Barrer la route à Wagner
Parmi les personnes ciblées figurent le fondateur et commandant militaire du groupe Wagner, Dimitri Outkine, un ancien membre des forces spéciales russes, et plusieurs de ses collaborateurs, dont Valery Zakharov, conseiller pour la sécurité du président de la République centrafricaine Faustin-Archange Touadéra, Denis Kharitonov, chef militaire dans la région séparatiste du Donbass en Ukraine, et Andreï Troshev, directeur général du groupe pour les opérations en Syrie.
Les quatre autres personnes visées sont des mercenaires actifs en Ukraine, en Syrie et en Libye.
Trois sociétés liées au groupe Wagner, Evro Polis, Mercury et Velada, sont également visées. Elles sont implantées en Syrie dans les secteurs du gaz et du pétrole. « La décision prise aujourd’hui a pour but de mettre un terme aux activités subversives du groupe Wagner. Elle témoigne de la ferme détermination de l’UE à défendre ses intérêts et ses valeurs dans son voisinage et, au-delà, et à prendre des mesures concrètes contre ceux qui menacent la paix et la sécurité internationales et violent le droit international », explique le communiqué.
« Wagner est une société militaire privée russe utilisée pour déstabiliser la sécurité en Europe et dans des pays tiers de son voisinage, notamment en Afrique », a souligné un diplomate européen. L’UE avait sanctionné en 2020 l’oligarque russe Evgueni Prigojine, proche du pouvoir russe et considéré comme le financier du groupe Wagner, rappelle la décision adoptée lundi par les ministres des Affaires étrangères.
Avertissement pour Bamako
Il était urgent pour l’UE de prendre des décisions fermes par rapport à Wagner. En effet, l’UE s’inquiète de la volonté de la junte militaire au Mali de recourir aux services de Wagner au détriment de la France – et de ses alliés avec la mission européenne Takuba –, qui lutte à travers l’opération Barkhane contre les djihadistes depuis 2012 au prix du déploiement de 5 100 hommes (et de la mort de 55 en huit ans). La rumeur de la signature imminente d’un contrat entre Wagner et la junte malienne, pour le déploiement d’un millier de mercenaires, circule depuis cet été, sans que cela ait été confirmé. « La nouvelle situation née de la fin de l’opération Barkhane, plaçant le Mali devant le fait accompli et l’exposant à une espèce d’abandon en plein vol, nous conduit à explorer les voies et moyens pour mieux assurer la sécurité de manière autonome ou avec d’autres partenaires », avait déclaré le Premier ministre, Choguel Maïga, le 25 septembre. Depuis, la France a averti Moscou que le déploiement de mercenaires russes dans la bande sahélo-saharienne serait « inacceptable ». Jusqu’à présent, le Kremlin nie tout lien avec le groupe paramilitaire. Cette tactique lui permet de ne pas être impliqué et encore moins inquiété en cas de violations des droits humains ou d’exactions. Wagner est également connu pour des faits de prédations, notamment dans le secteur minier, dans les pays où il opère, comme la Centrafrique.

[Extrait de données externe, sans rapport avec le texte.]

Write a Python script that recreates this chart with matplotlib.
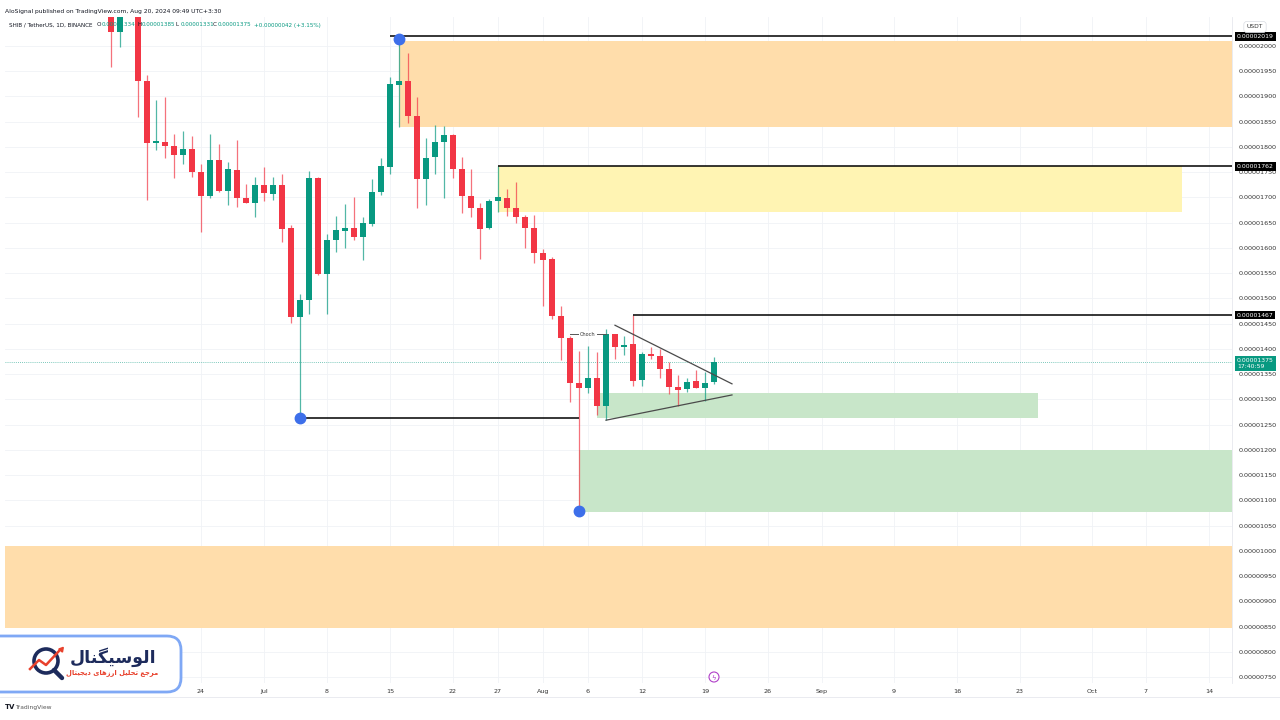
import numpy as np
import pandas as pd
import matplotlib
matplotlib.use("Agg")
import matplotlib.pyplot as plt
import matplotlib.dates as mdates
from matplotlib.patches import Rectangle, FancyBboxPatch, Circle

# prices are in units of 1e-8 USDT
dates = pd.date_range("2024-06-14", "2024-08-20", freq="D")
opens = [2085, 2028, 2072, 2075, 1931, 1807, 1809, 1802, 1785, 1797, 1751, 1703, 1774, 1713,
         1755, 1698, 1690, 1725, 1707, 1725, 1639, 1463, 1497, 1739, 1549, 1616, 1634, 1639,
         1621, 1647, 1710, 1761, 1923, 1931, 1861, 1737, 1780, 1809, 1824, 1756, 1702, 1679,
         1639, 1694, 1698, 1679, 1661, 1639, 1591, 1578, 1465, 1422, 1333, 1322, 1343, 1287,
         1429, 1403, 1409, 1339, 1390, 1386, 1360, 1325, 1321, 1337, 1322, 1334]
highs = [2095, 2080, 2110, 2085, 1943, 1893, 1898, 1826, 1832, 1822, 1766, 1825, 1806, 1771,
         1814, 1726, 1741, 1760, 1741, 1746, 1645, 1508, 1753, 1741, 1628, 1663, 1687, 1700,
         1662, 1736, 1778, 1938, 2014, 1986, 1898, 1817, 1844, 1842, 1826, 1780, 1756, 1690,
         1697, 1762, 1716, 1731, 1666, 1665, 1598, 1583, 1485, 1425, 1396, 1406, 1394, 1439,
         1430, 1426, 1467, 1395, 1403, 1400, 1375, 1349, 1342, 1358, 1355, 1385]
lows = [1958, 1998, 2062, 1859, 1696, 1795, 1779, 1738, 1766, 1741, 1632, 1698, 1710, 1686,
        1681, 1689, 1661, 1694, 1696, 1612, 1452, 1263, 1469, 1547, 1470, 1593, 1599, 1615,
        1576, 1644, 1705, 1747, 1839, 1848, 1680, 1686, 1747, 1698, 1738, 1669, 1662, 1579,
        1637, 1672, 1664, 1649, 1599, 1570, 1485, 1459, 1378, 1296, 1080, 1312, 1269, 1259,
        1380, 1388, 1327, 1326, 1380, 1342, 1310, 1288, 1315, 1322, 1298, 1331]
closes = [2028, 2072, 2095, 1931, 1808, 1811, 1802, 1785, 1797, 1751, 1703, 1774, 1713, 1757,
          1698, 1690, 1725, 1708, 1725, 1638, 1463, 1497, 1738, 1549, 1616, 1636, 1639, 1621,
          1649, 1710, 1762, 1925, 1931, 1861, 1737, 1778, 1809, 1824, 1756, 1702, 1679, 1638,
          1694, 1700, 1680, 1661, 1640, 1591, 1577, 1465, 1422, 1333, 1322, 1343, 1287, 1429,
          1403, 1408, 1337, 1390, 1387, 1360, 1325, 1319, 1335, 1322, 1332, 1375]

# drawn zones
zone_start = ["2024-07-16", "2024-07-27", "2024-08-07", "2024-08-05", None]
zone_end = [None, "2024-10-11", "2024-09-25", None, None]
zone_lo = [1840, 1672, 1264, 1078, 847]
zone_hi = [2010, 1762, 1312, 1200, 1010]
zone_colors = ["#FFDDAB", "#FFF4B3", "#C8E6C9", "#C8E6C9", "#FFDDAB"]

# horizontal levels
level_price = [2019, 1762, 1467, 1263]
level_start = ["2024-07-15", "2024-07-27", "2024-08-11", "2024-07-05"]
level_end = [None, None, None, "2024-08-05"]
level_tags = ["0.00002019", "0.00001762", "0.00001467", None]

# swing points (blue dots)
dot_dates = ["2024-07-05", "2024-07-16", "2024-08-05"]
dot_price = [1263, 2014, 1080]

# triangle trend lines
tri_dates = [("2024-08-09", "2024-08-22"), ("2024-08-08", "2024-08-22")]
tri_price = [(1447, 1331), (1259, 1309)]

choch_dates = ("2024-08-04", "2024-08-08")
choch_price = 1429
last_price = 1375

tick_dates = ["2024-06-24", "2024-07-01", "2024-07-08", "2024-07-15", "2024-07-22", "2024-07-27",
              "2024-08-01", "2024-08-06", "2024-08-12", "2024-08-19", "2024-08-26", "2024-09-01",
              "2024-09-09", "2024-09-16", "2024-09-23", "2024-10-01", "2024-10-07", "2024-10-14"]
tick_labels = ["24", "Jul", "8", "15", "22", "27", "Aug", "6", "12", "19", "26", "Sep",
               "9", "16", "23", "Oct", "7", "14"]

GREEN = "#089981"
RED = "#F23645"
TEXT = "#131722"


def dn(d):
    return mdates.date2num(pd.Timestamp(d))


# tiny persian shaper: matplotlib has no arabic shaping, so pick presentation forms
FORMS = {
    "ا": ("\uFE8D", "\uFE8E", None, None), "ل": ("\uFEDD", "\uFEDE", "\uFEDF", "\uFEE0"),
    "و": ("\uFEED", "\uFEEE", None, None), "س": ("\uFEB1", "\uFEB2", "\uFEB3", "\uFEB4"),
    "ی": ("\uFBFC", "\uFBFD", "\uFBFE", "\uFBFF"), "گ": ("\uFB92", "\uFB93", "\uFB94", "\uFB95"),
    "ن": ("\uFEE5", "\uFEE6", "\uFEE7", "\uFEE8"), "م": ("\uFEE1", "\uFEE2", "\uFEE3", "\uFEE4"),
    "ر": ("\uFEAD", "\uFEAE", None, None), "ج": ("\uFE9D", "\uFE9E", "\uFE9F", "\uFEA0"),
    "ع": ("\uFEC9", "\uFECA", "\uFECB", "\uFECC"), "ت": ("\uFE95", "\uFE96", "\uFE97", "\uFE98"),
    "ح": ("\uFEA1", "\uFEA2", "\uFEA3", "\uFEA4"), "ز": ("\uFEAF", "\uFEB0", None, None),
    "ه": ("\uFEE9", "\uFEEA", "\uFEEB", "\uFEEC"), "د": ("\uFEA9", "\uFEAA", None, None),
}


def shape_fa(text):
    out = []
    for i, ch in enumerate(text):
        if ch not in FORMS:
            out.append(ch)
            continue
        iso, fin, ini, med = FORMS[ch]
        prev = text[i - 1] if i > 0 else ""
        nxt = text[i + 1] if i + 1 < len(text) else ""
        jp = prev in FORMS and FORMS[prev][2] is not None
        jn = nxt in FORMS and ini is not None
        out.append(med if (jp and jn) else fin if jp else ini if jn else iso)
    return "".join(reversed(out))


plt.rcParams["font.family"] = ["DejaVu Sans"]
fig = plt.figure(figsize=(12.8, 7.2), dpi=100)
ax = fig.add_axes([5 / 1280, 1 - 683 / 720, 1227 / 1280, 666 / 720])

x0 = dn("2024-07-01")
xmin, xmax = x0 - 28.78, x0 + 107.56
ax.set_xlim(xmin, xmax)
ax.set_ylim(738.6, 2057.4)

# zones
for s, e, lo, hi, c in zip(zone_start, zone_end, zone_lo, zone_hi, zone_colors):
    xs = xmin if s is None else dn(s)
    xe = xmax if e is None else dn(e)
    ax.add_patch(Rectangle((xs, lo), xe - xs, hi - lo, fc=c, ec="none", zorder=1))

# candles
x = mdates.date2num(dates)
o, h, l, c = map(np.array, (opens, highs, lows, closes))
cols = np.where(c >= o, GREEN, RED)
ax.vlines(x, l, h, colors=cols, lw=0.9, alpha=0.7, zorder=3)
ax.bar(x, np.maximum(np.abs(c - o), 2.0), bottom=np.minimum(o, c), width=0.74,
       color=cols, zorder=4)

# levels
for p, s, e in zip(level_price, level_start, level_end):
    xe = xmax if e is None else dn(e)
    ax.plot([dn(s), xe], [p, p], color="#000000", lw=1.1, zorder=5, solid_capstyle="butt")

for (s, e), (p1, p2) in zip(tri_dates, tri_price):
    ax.plot([dn(s), dn(e)], [p1, p2], color="#4A4A4A", lw=0.9, zorder=5)

ax.plot([dn(choch_dates[0]), dn(choch_dates[1])], [choch_price, choch_price],
        color="#555555", lw=0.7, zorder=5)
ax.text((dn(choch_dates[0]) + dn(choch_dates[1])) / 2, choch_price, "Choch", fontsize=3.6,
        color="#333333", ha="center", va="center", zorder=6,
        bbox=dict(fc="white", ec="none", pad=0.6))

ax.axhline(last_price, color=GREEN, lw=0.6, ls=(0, (1, 1.5)), alpha=0.7, zorder=2)

ax.plot([dn(d) for d in dot_dates], dot_price, "o", ms=7.5, color="#3D6FEA",
        mec="#3D6FEA", zorder=7)

# axes styling
ax.set_xticks([dn(d) for d in tick_dates])
ax.set_xticklabels(tick_labels)
yt = np.arange(750, 2001, 50)
ax.set_yticks(yt)
ax.set_yticklabels([f"{v / 1e8:.8f}" for v in yt])
ax.yaxis.tick_right()
ax.tick_params(axis="y", length=0, pad=5, labelsize=4.6, labelcolor="#333333")
ax.tick_params(axis="x", length=0, pad=4, labelsize=4.6, labelcolor="#333333")
ax.grid(color="#F0F2F6", lw=0.6, zorder=0)
ax.set_axisbelow(True)
for sp in ("left", "top", "bottom"):
    ax.spines[sp].set_visible(False)
ax.spines["right"].set_color("#E6E8EE")
ax.spines["right"].set_linewidth(0.6)

# price tags on the axis
for p, t in zip(level_price, level_tags):
    if t:
        ax.text(1.004, p, t, transform=ax.get_yaxis_transform(), fontsize=4.4, color="white",
                ha="left", va="center", zorder=10, clip_on=False,
                bbox=dict(boxstyle="square,pad=0.3", fc="#000000", ec="none"))
ax.text(1.004, last_price - 3, f"{last_price / 1e8:.8f}\n17:40:59",
        transform=ax.get_yaxis_transform(), fontsize=4.4, color="white", ha="left",
        va="center", linespacing=1.3, zorder=10, clip_on=False,
        bbox=dict(boxstyle="square,pad=0.3", fc=GREEN, ec="none"))

# overlay in pixel coordinates for header, logo and footer
ov = fig.add_axes([0, 0, 1, 1], zorder=20)
ov.set_xlim(0, 1280)
ov.set_ylim(720, 0)
ov.axis("off")

ov.text(5, 11, "AloSignal published on TradingView.com, Aug 20, 2024 09:49 UTC+3:30",
        fontsize=4.3, color=TEXT, va="center")
ov.text(9, 25, "SHIB / TetherUS, 1D, BINANCE", fontsize=4.1, color=TEXT, va="center")
for xp, lab, val in [(97, "O", "0.00001334"), (137, "H", "0.00001385"),
                     (176, "L", "0.00001331"), (213, "C", "0.00001375")]:
    ov.text(xp, 25, lab, fontsize=4.1, color=TEXT, va="center")
    ov.text(xp + 4.5, 25, val, fontsize=4.1, color=GREEN, va="center")
ov.text(254, 25, "+0.00000042 (+3.15%)", fontsize=4.1, color=GREEN, va="center")

ov.text(1255, 27, "USDT", fontsize=4.3, color="#333333", ha="center", va="center",
        bbox=dict(boxstyle="round,pad=0.5", fc="white", ec="#D8DBE2", lw=0.5))
ov.plot([0, 1280], [697, 697], color="#E6E8EE", lw=0.6)

# lightning marker on the time axis
ov.add_patch(Circle((714, 677), 5, fc="white", ec="#B040C8", lw=0.8))
ov.text(714, 677.5, "ϟ", fontsize=5, color="#B040C8", ha="center", va="center")

# logo box
ov.add_patch(FancyBboxPatch((-20, 636), 201, 56, boxstyle="round,pad=0,rounding_size=14",
                            fc="white", ec="#7FA8F5", lw=2.0))
ov.add_patch(Circle((46, 661), 12, fc="white", ec="#1D2B5C", lw=2.6))
ov.plot([54, 62], [670, 678], color="#1D2B5C", lw=3.2, solid_capstyle="round")
ov.plot([30, 39, 46, 59], [669, 660, 665, 651], color="#E8412C", lw=1.8)
ov.plot([61], [649], marker=(3, 0, -40), ms=4, color="#E8412C")
ov.text(113, 657, shape_fa("الوسیگنال"), fontsize=12.5, fontweight="bold",
        color="#1D2B5C", ha="center", va="center")
ov.text(112, 673, shape_fa("مرجع تحلیل ارزهای دیجیتال"), fontsize=4.9, fontweight="bold",
        color="#E8412C", ha="center", va="center")

ov.text(5, 707, "TV", fontsize=5, fontweight="bold", color=TEXT, va="center")
ov.text(15, 707, "TradingView", fontsize=4.3, color="#555555", va="center")

fig.savefig("out.png", dpi=100, facecolor="white")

Un autre signal a été envoyé à la junte malienne. Les ministres européens ont aussi approuvé, ce même 13 décembre, un cadre juridique leur permettant de « sanctionner ceux qui feraient obstruction à la transition au Mali ». La décision était imminente, alors que des élections sont prévues pour se tenir fin février et que la junte souhaite les reporter. Dimanche, lors du sommet de la Cedeao, à Abuja, la transition malienne dominait les discussions entre les chefs d’État et de gouvernement. En novembre, l’organisation avait déjà imposé des sanctions aux membres de l’autorité de transition et à leurs familles.